For some women breastfeeding is really hampered from the start by apalling care from health care professionals.  Sometimes women who have always assumed their babies would be breastfed, who have worked tirelessly before birth to secure the support they’ll need, who’s family are helpful, who really do not want their babies to have formula milk, sometimes these women do not succeed :-(  It’s not because they’re one of the magic 2% who actually can’t do it, but because something hasn’t clicked into place in the early days.  Here’s an example situation:

1. Mum has her baby, birth goes well

2. Baby isn’t interested in feeding for a few hours

3. Baby isn’t kept skin-to-skin which would make feeding more likely

4. Inflexible hospital policies mean that midwives get twitchy about the baby not feeding

5. Twitchy midwives who don’t understand how breastfeeding works decide that the baby needs forcing to feed

6. Midwives grab mum’s breast, and baby’s head and ram them together

7. Touching the back of baby’s head makes him pull his tongue in, rather than out where it needs to be to latch on well

8. Baby manages to get some milk so midwives are satisfied

9. The experience is upsetting and traumatic for baby and mother, and is also painful for the mother as the poor latch means that the nipples get damaged

10. Mum and baby leave the hospital - mum with damaged nipples, baby with bad breastfeeding technique and possibly even a phobia of breastfeeding (situation is even worse if baby has also been bottle-fed formula milk and/or if mum has been told to use nipple shields to help her nipples heal)

11. Mum is desperate to undo the mess created by the immediate post-natal care and gathers support around her again

12. Breast feeding continues to be agony.  Poor latch and nipple shields means baby feeds all the time as feeding is so inefficient and ineffective milk-removal causes mum to get severe mastitis on day 14.

13. Only way to clear mastitis is to express milk and nipples are so damaged that mum decides to bottle-feed expressed milk until her nipples are healed enough to try feeding at the breast again

14. Mum tries extra skin-to-skin contact and ‘co-bathing’

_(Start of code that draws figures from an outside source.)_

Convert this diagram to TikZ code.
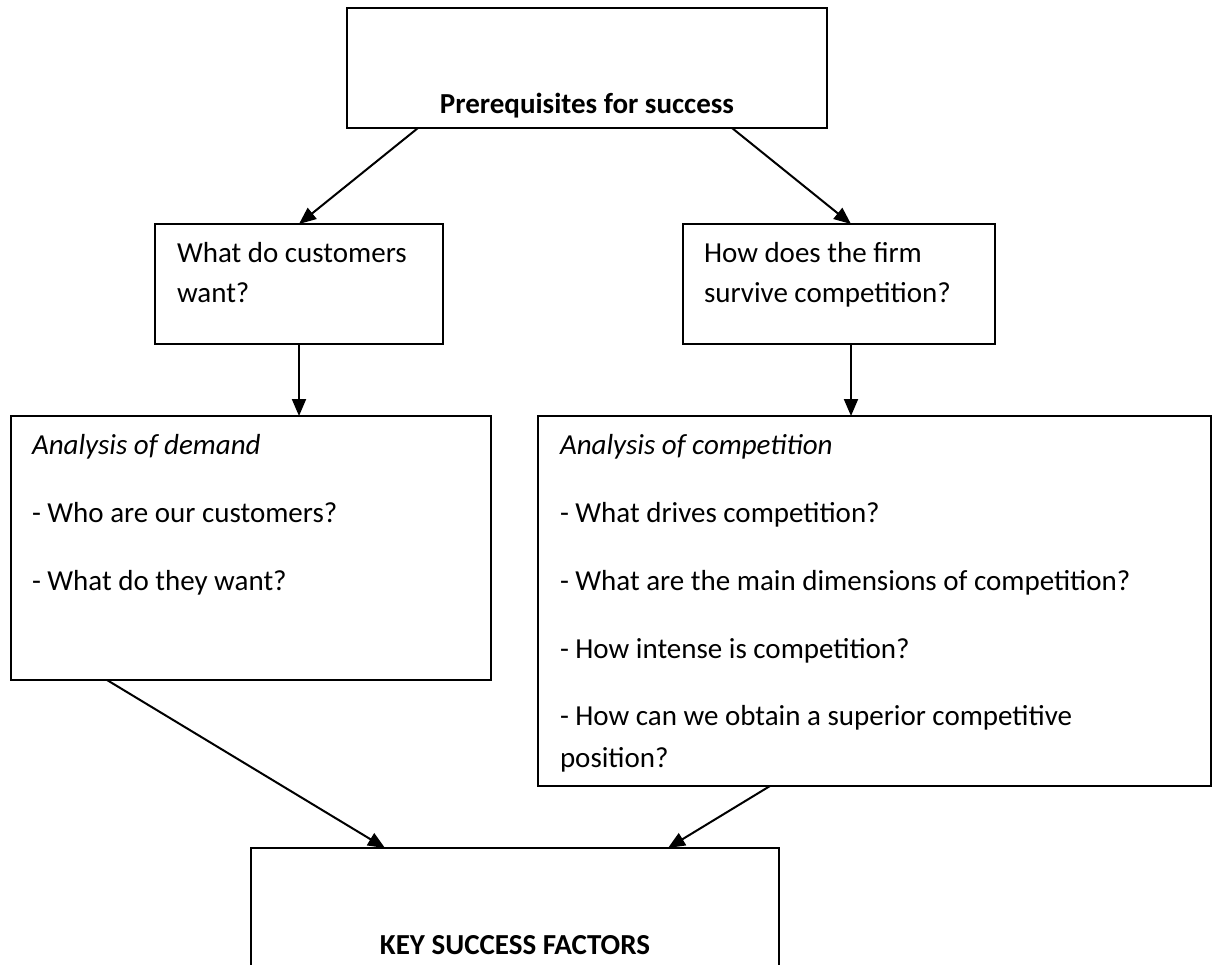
\documentclass[tikz,border=0pt]{standalone}
\usepackage{fontspec}
\setmainfont{Carlito}
\usetikzlibrary{arrows.meta,calc}

\tikzset{
  box/.style={draw=black, line width=2bp, rectangle, inner sep=0pt, outer sep=0pt, fill=white},
  txt/.style={anchor=base west, inner sep=0pt, outer sep=0pt, font=\fontsize{29.1pt}{40pt}\selectfont},
  ctxt/.style={txt, anchor=base, font=\fontsize{29.1pt}{40pt}\selectfont\bfseries},
  itxt/.style={txt, font=\fontsize{29.1pt}{40pt}\selectfont\itshape},
  arr/.style={line width=2bp, -{Triangle[length=17bp,width=14bp]}}
}

\begin{document}
\begin{tikzpicture}[x=1bp, y=-1bp]
  \useasboundingbox (0,0) rectangle (1219,965);
  \clip (0,0) rectangle (1219,965);

  % boxes
  \node[box, minimum width=480bp, minimum height=120bp] (top)  at (587,68) {};
  \node[box, minimum width=288bp, minimum height=120bp] (q1)   at (299,284) {};
  \node[box, minimum width=312bp, minimum height=120bp] (q2)   at (839,284) {};
  \node[box, minimum width=480bp, minimum height=264bp] (dem)  at (251,548) {};
  \node[box, minimum width=673bp, minimum height=370bp] (comp) at (874.5,601) {};
  \node[box, minimum width=528bp, minimum height=304bp] (ksf)  at (515,1000) {};

  % texts
  \node[ctxt] (ttop) at (587,113) {Prerequisites for success};

  \node[txt] (q1a) at (177,262) {What do customers};
  \node[txt] (q1b) at (177,302) {want?};

  \node[txt] (q2a) at (704,262) {How does the firm};
  \node[txt] (q2b) at (704,302) {survive competition?};

  \node[itxt] (d0) at (32,454) {Analysis of demand};
  \node[txt]  (d1) at (32,522) {- Who are our customers?};
  \node[txt]  (d2) at (32,590) {- What do they want?};

  \node[itxt] (c0) at (560,454) {Analysis of competition};
  \node[txt]  (c1) at (560,522) {- What drives competition?};
  \node[txt]  (c2) at (560,590) {- What are the main dimensions of competition?};
  \node[txt]  (c3) at (560,658) {- How intense is competition?};
  \node[txt]  (c4) at (560,725) {- How can we obtain a superior competitive};
  \node[txt]  (c5) at (560,767) {position?};

  \node[ctxt] (tksf) at (515,954) {KEY SUCCESS FACTORS};

  % connectors
  \coordinate (q2in)  at ($(q2.north)+(12,0)$);
  \coordinate (q2out) at ($(q2.south)+(12,0)$);

  \draw[arr] ($(top.south west)+(71,0)$) -- (q1.north);
  \draw[arr] ($(top.south east)+(-95,0)$) -- (q2in);
  \draw[arr] (q1.south) -- (q1.south |- dem.north);
  \draw[arr] (q2out) -- (q2out |- comp.north);
  \draw[arr] ($(dem.south west)+(96,0)$) -- ($(ksf.north west)+(134,0)$);
  \draw[arr] ($(comp.south west)+(232,0)$) -- ($(ksf.north west)+(417,0)$);
\end{tikzpicture}
\end{document}
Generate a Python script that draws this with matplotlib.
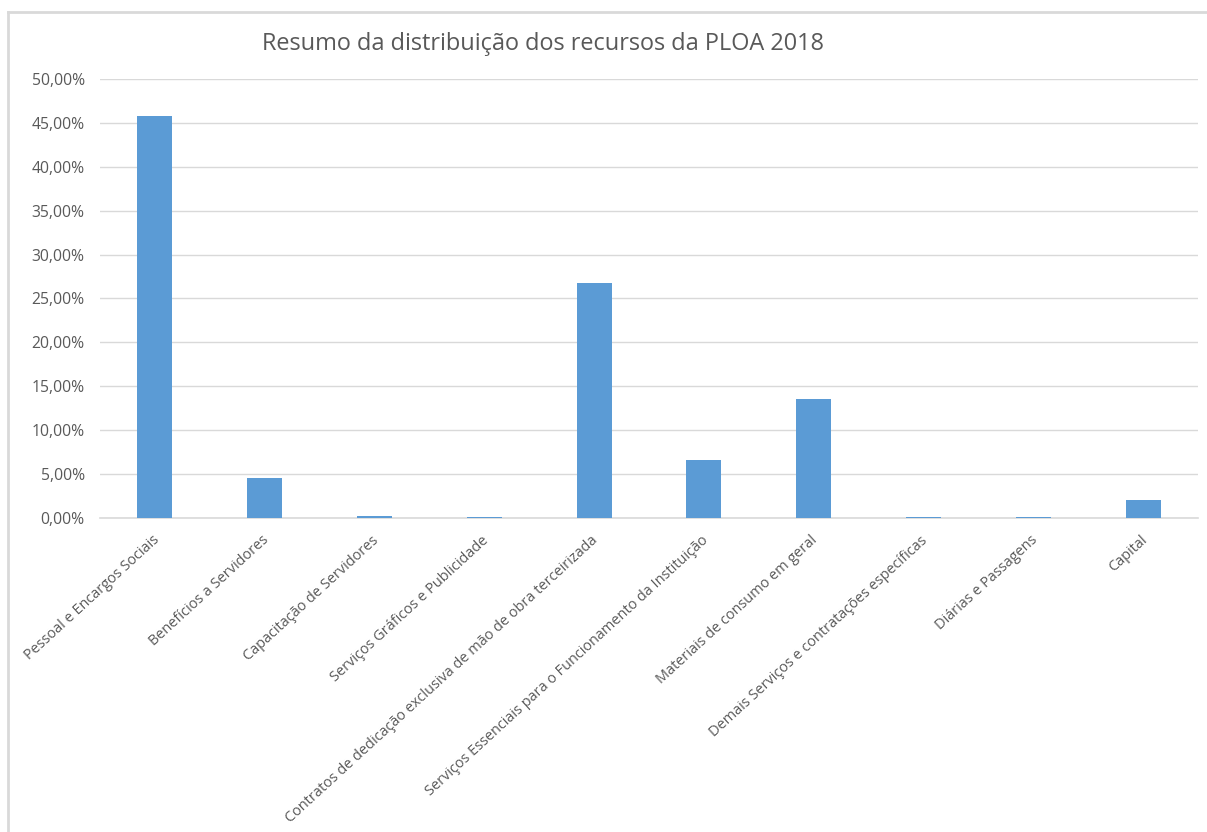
import matplotlib
matplotlib.use("Agg")
import matplotlib.pyplot as plt
from matplotlib.ticker import FuncFormatter, MultipleLocator
from matplotlib.lines import Line2D
import matplotlib.transforms as mtransforms

categories = [
    "Pessoal e Encargos Sociais",
    "Benefícios a Servidores",
    "Capacitação de Servidores",
    "Serviços Gráficos e Publicidade",
    "Contratos de dedicação exclusiva de mão de obra terceirizada",
    "Serviços Essenciais para o Funcionamento da Instituição",
    "Materiais de consumo em geral",
    "Demais Serviços e contratações específicas",
    "Diárias e Passagens",
    "Capital",
]
values = [0.4580, 0.0458, 0.0023, 0.0010, 0.2680, 0.0660, 0.1355, 0.0010, 0.0010, 0.0210]
title = "Resumo da distribuição dos recursos da PLOA 2018"

plt.rcParams['font.family'] = ['Open Sans', 'DejaVu Sans']
text_color = "#595959"
grid_color = "#D9D9D9"
bar_color = "#5B9BD5"

fig = plt.figure(figsize=(12.07, 8.32), dpi=100)
ax = fig.add_axes([100/1207, 1-518/832, (1198-100)/1207, (518-79)/832])

x = list(range(len(categories)))
ax.bar(x, values, width=0.32, color=bar_color, zorder=3)

ax.set_xlim(-0.5, len(categories)-0.5)
ax.set_ylim(0, 0.5)
ax.yaxis.set_major_locator(MultipleLocator(0.05))
ax.yaxis.set_major_formatter(FuncFormatter(lambda v, p: f"{v*100:.2f}".replace(".", ",") + "%"))
ax.grid(axis='y', color=grid_color, linewidth=1, zorder=0)
for s in ['top', 'right', 'left']:
    ax.spines[s].set_visible(False)
ax.spines['bottom'].set_color(grid_color)
ax.spines['bottom'].set_linewidth(1.2)
ax.tick_params(axis='both', length=0, colors=text_color)
ax.tick_params(axis='y', pad=11, labelsize=11.3)

ax.set_xticks(x)
ax.set_xticklabels(categories, rotation=42.5, ha='right', rotation_mode='anchor', fontsize=10.45, color=text_color)
offset = mtransforms.ScaledTranslation(-3/100, -10/100, fig.dpi_scale_trans)
for lbl in ax.get_xticklabels():
    lbl.set_transform(lbl.get_transform() + offset)

fig.text(543/1207, 1-44/832, title, ha='center', va='center', fontsize=16.9, color=text_color)

# chart area border (left and top edges visible)
fig.add_artist(Line2D([8/1207, 8/1207], [0, 1-12/832], transform=fig.transFigure, color=grid_color, linewidth=2))
fig.add_artist(Line2D([8/1207, 1], [1-12/832, 1-12/832], transform=fig.transFigure, color=grid_color, linewidth=2))

fig.savefig("out.png", dpi=100, facecolor="white")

15. Mum is spending so much time expressing so she doesn’t get mastitis, crying because everything hurts and worrying that her baby’s not getting enough milk and that she may never be able to get breastfeeding working, that she has spent no positive time whatsoever with her two-week old baby

These mums *cannot* bond with their babies with all these negative hormones racing around their bodies.  Sometimes switching to formula milk is the only way for women and babies to relax enough to get to know one another.  How do mothers weigh up the physical benefits of recieving breastmilk with the emotional benefits of enjoying the early weeks of parenthood and getting to know your baby?  It breaks my heart.  I’m so angry and furious that crap care means that women have to choose!  They should be able to do both.  Everyone should be able to do both!  This is so wrong.  Midwives need more time, more money and, above all, more bloody training!